The decision came after a wider bout of severe weather linked to a low-pressure system known locally as Al Masarat. Oman’s Civil Aviation Authority, through the National Multi-Hazard Early Warning Center, had warned from March 18 that the country would be affected between March 20 and March 30 by rainfall of varying intensity, thunderstorms, hail and strong winds. Omani media reported that the system brought moderate to heavy rain to several wilayats and governorates, including Muscat, with wadis and streams flowing in a number of affected areas.
That sequence is important because it underlines why the reopening matters beyond a routine municipal update. In Oman, public parks are not only recreation zones but also visible markers of everyday normality after weather alerts, school disruptions and wider civil protection measures. During the peak of the system, authorities across the country moved to reduce public exposure to risk, and the closure of parks in Muscat formed part of that broader caution-first response. The reopening therefore signals both improved local conditions and confidence that the immediate danger at those sites has passed.
For Muscat Municipality, the episode also highlights the operational burden placed on urban authorities as weather swings become more disruptive. Reopening parks is not simply a matter of unlocking gates. It requires inspections of pathways, trees, lighting, drainage, children’s play areas and public amenities to ensure that floodwater, debris or wind damage have not left hidden hazards. While the municipality’s public statement was concise, reports citing the announcement said the facilities were reopened only after readiness and safety had been verified.
The development fits a wider pattern in Oman’s urban planning and risk management. Flood protection and drainage resilience have climbed the policy agenda after repeated episodes of heavy rain in northern Oman. One notable project is the Wadi Al Jifnain flood protection dam in Seeb, inaugurated in February 2025, which was designed to strengthen flood mitigation and water management in Muscat Governorate. Such investments do not eliminate disruption during powerful storm systems, but they reflect a longer-term push to reduce damage in fast-growing urban corridors.

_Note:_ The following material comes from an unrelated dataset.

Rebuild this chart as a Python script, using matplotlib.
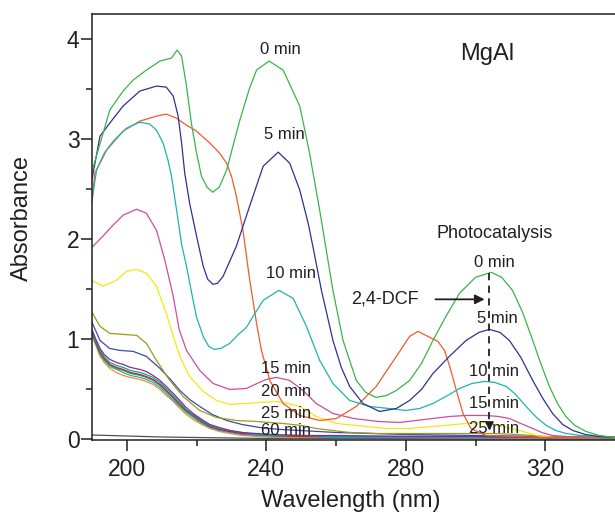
import matplotlib
matplotlib.use("Agg")
import matplotlib.pyplot as plt

plt.rcParams['font.family'] = ['Liberation Sans', 'DejaVu Sans']

# spectra: wavelength (nm) / absorbance
wl_0 = [190, 192.6, 195.1, 198.9, 201.8, 205.6, 209.5, 212.8, 214.4, 215.7, 217.1, 218.5, 220, 221.4, 223,
        224.6, 226.5, 228.6, 232.4, 235.2, 237.2, 240.8, 244.8, 249.6, 252.4, 255.3, 257.2, 259.1, 262, 265.8,
        268.5, 271.5, 274.5, 277.3, 281.1, 284.5, 287.8, 291.5, 295.4, 300, 304.5, 307.5, 310.6, 313.5, 316.4,
        318.8, 321.2, 323.5, 325.9, 328.5, 331.7, 335.5, 340]
abs_0 = [2.68, 2.99, 3.29, 3.48, 3.59, 3.69, 3.78, 3.81, 3.89, 3.83, 3.53, 3.16, 2.86, 2.63, 2.52,
         2.47, 2.52, 2.69, 3.19, 3.51, 3.69, 3.78, 3.69, 3.33, 2.86, 2.29, 1.89, 1.49, 0.99, 0.59,
         0.47, 0.42, 0.44, 0.49, 0.59, 0.76, 0.99, 1.23, 1.46, 1.62, 1.67, 1.62, 1.49, 1.27, 0.99,
         0.75, 0.53, 0.36, 0.23, 0.14, 0.08, 0.04, 0.02]

wl_5 = [190, 192.3, 195.1, 198.9, 203.7, 208.5, 211.3, 213.3, 214.7, 215.7, 216.6, 218, 220, 221.9, 223.2,
        224.7, 226, 227.6, 231.4, 235.2, 239.1, 243.4, 246.7, 249.6, 252, 253.4, 255.8, 259.1, 261.5, 263.9,
        267.7, 272.5, 277.3, 281.1, 284.5, 287.8, 292.5, 297.3, 301, 304, 307, 309.7, 313, 316.4, 319.3,
        322.1, 325, 327.9, 331.5, 335.5, 340]
abs_5 = [2.6, 3.03, 3.16, 3.33, 3.48, 3.53, 3.52, 3.43, 3.23, 2.96, 2.66, 2.36, 2.03, 1.73, 1.60,
         1.55, 1.56, 1.63, 1.93, 2.33, 2.73, 2.87, 2.76, 2.49, 2.16, 1.92, 1.49, 0.99, 0.72, 0.53,
         0.36, 0.28, 0.31, 0.39, 0.50, 0.66, 0.83, 0.99, 1.07, 1.10, 1.07, 0.99, 0.82, 0.59, 0.41,
         0.26, 0.15, 0.09, 0.05, 0.03, 0.02]

wl_10 = [190, 191.3, 193.5, 196.1, 199.9, 203.7, 206.6, 208.5, 210.4, 211.8, 212.8, 214.7, 215.7, 217.1, 219,
         220, 222, 223.5, 225, 227, 229.5, 232, 234.3, 236.2, 239.1, 243.6, 247.7, 251.5, 255.3, 259.1,
         263.9, 269.6, 275, 280, 284, 287.8, 291.5, 295.4, 299, 302.6, 305.5, 308.8, 311.5, 314.5, 317.5,
         320.3, 323, 326, 330, 335, 340]
abs_10 = [2.39, 2.69, 2.86, 2.98, 3.11, 3.17, 3.15, 3.09, 2.96, 2.79, 2.63, 2.19, 1.95, 1.73, 1.39,
          1.22, 1.02, 0.93, 0.90, 0.91, 0.96, 1.05, 1.12, 1.23, 1.39, 1.49, 1.41, 1.13, 0.79, 0.56,
          0.39, 0.33, 0.31, 0.29, 0.31, 0.36, 0.43, 0.51, 0.56, 0.58, 0.57, 0.53, 0.45, 0.33, 0.22,
          0.14, 0.09, 0.06, 0.04, 0.03, 0.02]

wl_ref = [190, 190.8, 194.2, 198.9, 203.7, 208.5, 211.3, 214.2, 217.1, 220, 223.8, 226.6, 228.6, 230, 231.4,
          233.3, 235.2, 237.2, 238.6, 241, 244.8, 249.6, 255.3, 260.1, 265.8, 271.5, 277.3, 281.1, 283.5,
          286.3, 289.2, 291.1, 292.6, 294.5, 296.4, 298.7, 303, 310, 320, 330, 340]
abs_ref = [2.38, 2.66, 2.89, 3.08, 3.18, 3.23, 3.25, 3.21, 3.14, 3.08, 2.96, 2.86, 2.76, 2.63, 2.43,
           2.09, 1.60, 1.16, 0.89, 0.59, 0.36, 0.24, 0.19, 0.21, 0.33, 0.53, 0.83, 1.03, 1.08,
           1.03, 0.98, 0.89, 0.73, 0.49, 0.26, 0.11, 0.04, 0.03, 0.02, 0.02, 0.02]

wl_15 = [190, 193.1, 196, 198.9, 202.8, 205.6, 208.5, 210.9, 213.3, 215, 217.1, 220.9, 224.7, 229.5, 234.3,
         238, 240, 242.9, 246.7, 250.5, 254.3, 259.1, 265, 272, 278.2, 283, 287.8, 292.5, 297.3, 303,
         306.5, 309.7, 313, 316.4, 319, 322.1, 326, 330, 340]
abs_15 = [1.92, 2.03, 2.14, 2.24, 2.30, 2.26, 2.09, 1.79, 1.43, 1.10, 0.89, 0.69, 0.56, 0.50, 0.51,
          0.57, 0.60, 0.62, 0.59, 0.49, 0.36, 0.26, 0.21, 0.18, 0.17, 0.19, 0.21, 0.23, 0.24, 0.24,
          0.23, 0.21, 0.16, 0.11, 0.07, 0.04, 0.03, 0.02, 0.02]

wl_20 = [190, 193.1, 197, 199.9, 202.8, 205.6, 208.5, 211.3, 213.3, 215.2, 218, 221.9, 225.7, 229.5, 234.3,
         238, 242.9, 246, 249.6, 254.3, 260.1, 268.7, 275, 281.1, 287.8, 297.3, 303, 307, 310, 313.6,
         316.5, 319, 323, 330, 340]
abs_20 = [1.59, 1.53, 1.59, 1.68, 1.70, 1.66, 1.53, 1.26, 1.03, 0.83, 0.63, 0.48, 0.39, 0.35, 0.36,
          0.37, 0.38, 0.36, 0.33, 0.23, 0.16, 0.13, 0.11, 0.11, 0.13, 0.16, 0.17, 0.14, 0.11, 0.08,
          0.05, 0.03, 0.02, 0.02, 0.02]

wl_25 = [190, 192.3, 195.1, 198.9, 202.8, 205.6, 208.5, 212.3, 216.1, 220.9, 225.7, 231.4, 237.2, 244.8,
         250, 254.3, 259, 263.9, 272, 281, 290, 300, 305, 312, 320, 330, 340]
abs_25 = [1.27, 1.13, 1.06, 1.05, 1.04, 0.96, 0.79, 0.59, 0.43, 0.29, 0.22, 0.19, 0.18, 0.16,
          0.14, 0.11, 0.09, 0.07, 0.06, 0.06, 0.06, 0.06, 0.06, 0.05, 0.03, 0.02, 0.02]

wl_30 = [190, 192.3, 195, 198, 201.8, 205.6, 209.5, 212.5, 215.2, 218, 220.9, 224.5, 228.6, 233, 238.1,
         244, 249.6, 260, 270, 280, 300, 320, 340]
abs_30 = [1.17, 0.99, 0.91, 0.89, 0.88, 0.83, 0.71, 0.60, 0.49, 0.40, 0.33, 0.25, 0.19, 0.15, 0.12,
          0.10, 0.09, 0.07, 0.06, 0.05, 0.04, 0.03, 0.02]

# later spectra, bunched together near the baseline
wl_late = [190, 191, 192.3, 193.5, 195.1, 197, 198.9, 201, 203.7, 205.5, 207.5, 209.5, 211.3, 213.3, 215.2,
           217, 219, 221.5, 223.8, 226.5, 229.5, 233, 237.2, 242, 250, 260, 280, 300, 320, 340]
abs_35 = [1.10, 1.01, 0.91, 0.85, 0.80, 0.77, 0.75, 0.72, 0.70, 0.68, 0.64, 0.59, 0.53, 0.46, 0.39,
          0.32, 0.26, 0.20, 0.15, 0.12, 0.09, 0.07, 0.06, 0.05, 0.04, 0.04, 0.03, 0.03, 0.02, 0.02]
abs_40 = [1.08, 0.99, 0.89, 0.83, 0.77, 0.74, 0.72, 0.69, 0.67, 0.65, 0.62, 0.57, 0.51, 0.44, 0.37,
          0.30, 0.25, 0.19, 0.14, 0.11, 0.09, 0.07, 0.05, 0.04, 0.04, 0.03, 0.03, 0.03, 0.02, 0.02]
abs_45 = [1.07, 0.98, 0.87, 0.81, 0.75, 0.72, 0.70, 0.67, 0.65, 0.63, 0.60, 0.55, 0.49, 0.42, 0.35,
          0.29, 0.24, 0.18, 0.13, 0.10, 0.08, 0.06, 0.05, 0.04, 0.03, 0.03, 0.03, 0.03, 0.02, 0.02]
abs_50 = [1.06, 0.97, 0.86, 0.80, 0.74, 0.71, 0.69, 0.66, 0.64, 0.62, 0.59, 0.54, 0.48, 0.41, 0.34,
          0.28, 0.23, 0.17, 0.13, 0.10, 0.08, 0.06, 0.05, 0.04, 0.03, 0.03, 0.03, 0.03, 0.02, 0.02]
abs_55 = [1.05, 0.96, 0.85, 0.79, 0.73, 0.70, 0.67, 0.64, 0.62, 0.60, 0.57, 0.52, 0.46, 0.39, 0.33,
          0.27, 0.22, 0.16, 0.12, 0.09, 0.07, 0.05, 0.04, 0.03, 0.03, 0.02, 0.02, 0.02, 0.02, 0.02]
abs_60 = [1.04, 0.95, 0.83, 0.77, 0.71, 0.67, 0.64, 0.62, 0.60, 0.58, 0.55, 0.50, 0.44, 0.38, 0.31,
          0.25, 0.20, 0.15, 0.11, 0.08, 0.06, 0.04, 0.03, 0.02, 0.02, 0.02, 0.02, 0.02, 0.02, 0.02]

wl_blank = [190, 200, 210, 220, 230, 240, 260, 300, 340]
abs_blank = [0.045, 0.035, 0.025, 0.02, 0.015, 0.01, 0.01, 0.006, 0.005]

txt = '#231f20'

fig = plt.figure(figsize=(6.15, 5.12), dpi=100)
ax = fig.add_axes([92/615, 1-440/512, (615-92)/615, (440-14)/512])

lw = 0.9
ax.plot(wl_blank, abs_blank, color='#505050', lw=lw)
ax.plot(wl_late, abs_60, color='#f7941d', lw=lw)
ax.plot(wl_late, abs_55, color='#27aae1', lw=lw)
ax.plot(wl_late, abs_50, color='#2bb24c', lw=lw)
ax.plot(wl_late, abs_45, color='#be1e2d', lw=lw)
ax.plot(wl_late, abs_40, color='#00a99d', lw=lw)
ax.plot(wl_late, abs_35, color='#92278f', lw=lw)
ax.plot(wl_30, abs_30, color='#3a4aa8', lw=lw)
ax.plot(wl_25, abs_25, color='#9e9a1c', lw=lw)
ax.plot(wl_20, abs_20, color='#f5e614', lw=lw)
ax.plot(wl_15, abs_15, color='#cc4c9e', lw=lw)
ax.plot(wl_ref, abs_ref, color='#f15a29', lw=lw)
ax.plot(wl_10, abs_10, color='#1cb5ac', lw=lw)
ax.plot(wl_5, abs_5, color='#2e3192', lw=lw)
ax.plot(wl_0, abs_0, color='#39b54a', lw=lw)

ax.set_xlim(190, 340)
ax.set_ylim(-0.005, 4.25)
ax.set_xticks([200, 240, 280, 320])
ax.set_xticks([220, 260, 300], minor=True)
ax.set_yticks([0, 1, 2, 3, 4])
ax.set_yticks([0.5, 1.5, 2.5, 3.5], minor=True)
ax.tick_params(which='major', direction='out', length=8, width=1.1, labelsize=16.5, colors=txt)
ax.tick_params(which='minor', direction='out', length=4.5, width=1.1, colors=txt)
ax.tick_params(axis='y', pad=1)
ax.tick_params(axis='x', pad=5)
ax.spines['right'].set_visible(False)
for s in ['left', 'bottom', 'top']:
    ax.spines[s].set_linewidth(1.1)
    ax.spines[s].set_color(txt)

ax.set_xlabel('Wavelength (nm)', fontsize=17, color=txt)
ax.set_ylabel('Absorbance', fontsize=17, color=txt)
ax.xaxis.set_label_coords(0.495, -0.117)
ax.yaxis.set_label_coords(-0.113, 0.52)

# labels on the 240 nm band
ax.text(238.1, 3.90, '0 min', fontsize=12, color=txt, va='center')
ax.text(239.2, 3.05, '5 min', fontsize=12, color=txt, va='center')
ax.text(240.0, 1.66, '10 min', fontsize=12, color=txt, va='center')
ax.text(238.4, 0.71, '15 min', fontsize=12, color=txt, va='center')
ax.text(238.4, 0.48, '20 min', fontsize=12, color=txt, va='center')
ax.text(238.4, 0.26, '25 min', fontsize=12, color=txt, va='center')
ax.text(238.4, 0.09, '60 min', fontsize=12, color=txt, va='center')

# labels on the 304 nm band
ax.text(303.2, 3.85, 'MgAl', fontsize=17, color=txt, ha='center', va='center')
ax.text(305.4, 2.06, 'Photocatalysis', fontsize=13, color=txt, ha='center', va='center')
ax.text(305.4, 1.77, '0 min', fontsize=12, color=txt, ha='center', va='center')
ax.text(306.2, 1.21, '5 min', fontsize=12, color=txt, ha='center', va='center')
ax.text(305.4, 0.68, '10 min', fontsize=12, color=txt, ha='center', va='center')
ax.text(305.4, 0.36, '15 min', fontsize=12, color=txt, ha='center', va='center')
ax.text(305.4, 0.11, '25 min', fontsize=12, color=txt, ha='center', va='center')
ax.text(274.1, 1.40, '2,4-DCF', fontsize=13, color=txt, ha='center', va='center')

ax.annotate('', xy=(303.4, 1.40), xytext=(287.7, 1.40),
            arrowprops=dict(arrowstyle='-|>', color=txt, lw=1.3, mutation_scale=14))
ax.plot([304, 304], [1.66, 0.14], color=txt, lw=1.3, dashes=(4, 3))
ax.annotate('', xy=(304, 0.06), xytext=(304, 0.18),
            arrowprops=dict(arrowstyle='-|>', color=txt, lw=1.3, mutation_scale=12))

fig.savefig('out.png', dpi=100)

Weather forecasters have meanwhile warned that instability has not fully disappeared from the national outlook. A fresh Civil Aviation Authority bulletin published on March 31 said Oman would again be affected from Tuesday evening until Thursday morning by another trough of low pressure, bringing chances of rain of varying intensity, thundershowers and fresh winds. That means the reopening of Muscat’s parks may offer relief for residents, but it also comes with an implicit reminder that spring weather in the sultanate remains changeable and that municipal access decisions may continue to track official forecasts closely.